Filed on behalf of Nevada ranchers, who graze their private cattle and sheep on American public lands that they lease at well-below market rates, the NACO lawsuit seeks to compel the BLM to immediately round up and remove more than 6,000 wild horses from Nevada public lands, conduct wild horse and burro roundups every two months in the state, and to “auction, sell or otherwise dispose of” the 50,000 wild horses and burros currently stockpiled in government warehousing facilities.
“The NACO lawsuit lacks merit and is the latest attempt by ranchers to create a legal façade to give the BLM an excuse to cave in to their interests and remove more mustangs,” said Suzanne Roy, AWHPC director. “We are hopeful that the court will dismiss this case, which is yet another meritless legal assault on federally protected wild horses and burros by ranchers who view these national icons as competition for cheap, taxpayer-subsidized grazing on our public lands.”
According to AWHPC, the NACO lawsuit is part of a broader push from anti-wild horse advocates — including those who currently sit on the BLM’s own national and Nevada’s advisory boards – to compel the BLM to remove an increasing number of wild horses from public lands and sell captured wild horses for slaughter. In addition to Nevada ranchers, ranchers in Utah and Wyoming have also sued the BLM, and the agency has a history of quickly capitulating to their demands, regardless of the legal merits of their cases.

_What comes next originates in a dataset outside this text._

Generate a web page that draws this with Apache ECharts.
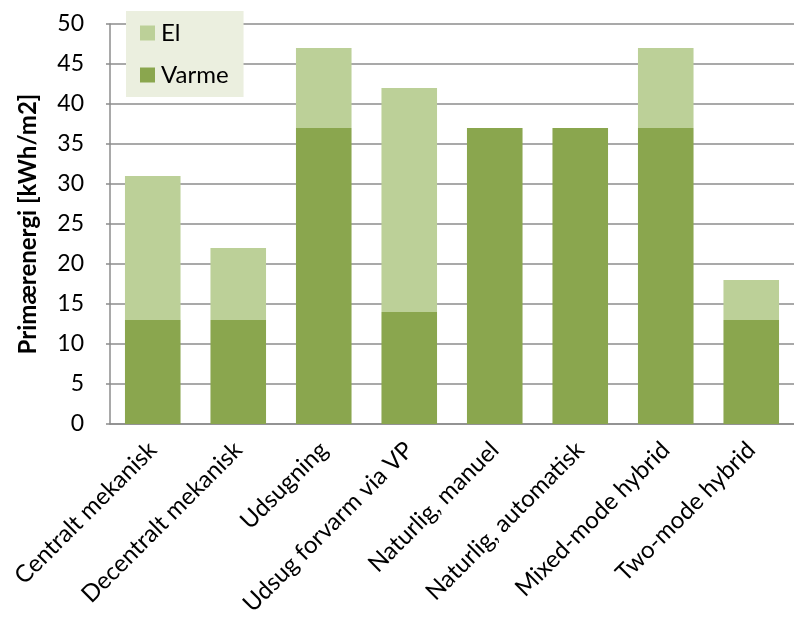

In fact, the Interior Department actually encouraged Wyoming ranchers to file a lawsuit against the BLM as a way of securing more funding for wild horse roundups.
National opinion polls indicate that 80 percent of Americans oppose horse slaughter, 72 percent support protecting wild horses on public lands, while just 29 percent want public lands used for livestock grazing.